Most Americans no longer trust President Bush. His personal credibility is eroding at a time when Iraq has become the top public priority and the White House is engulfed in controversy over senior Bush adviser Karl Rove, a poll released on Wednesday says.
The NBC News/Wall Street Journal poll showed the percentage of Americans who believe Bush is “honest and straightforward” fell to 41 percent from 50 percent in January, while those who say they doubt his veracity climbed to 45 percent from 36 percent.
The telephone survey, which was conducted July 8-11 and included responses from 1,009 adults, also showed that Iraq has replaced jobs as the leading issue among Americans.
With a 3.1 percent margin of error, polling data said 40 percent see Iraq as the top priority for the United States, against 34 percent who view jobs as their main concern. In January, jobs ranked highest among 46 percent to 39 percent for Iraq.

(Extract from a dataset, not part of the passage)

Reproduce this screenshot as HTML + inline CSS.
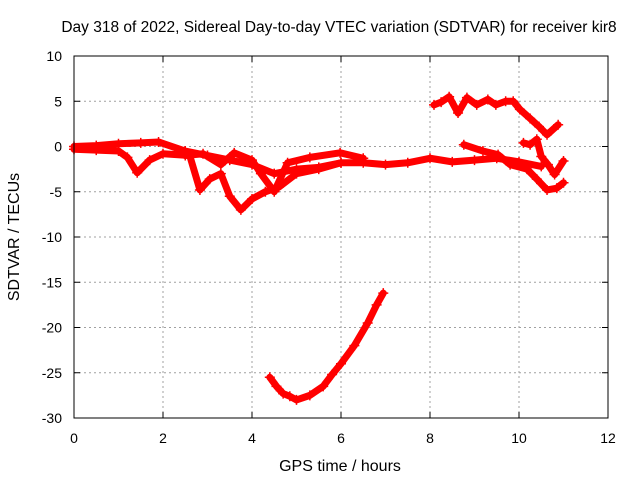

The new poll also showed Bush’s overall job approval rating slipping to 46 percent from 47 percent in May, while his disapproval rating crept upward to 49 percent from 47 percent.
The White House this week has been reeling amid controversy over Rove, the top Bush political adviser who was named by a Time magazine reporter as one of the sources who identified CIA agent Valerie Plame to the media in 2003.
Democrats have called on Bush to fire Rove or block his access to classified information. But Bush, who originally pledged to dismiss anyone responsible for leaking Plame’s identity, said he will withhold judgment on his deputy chief of staff for now.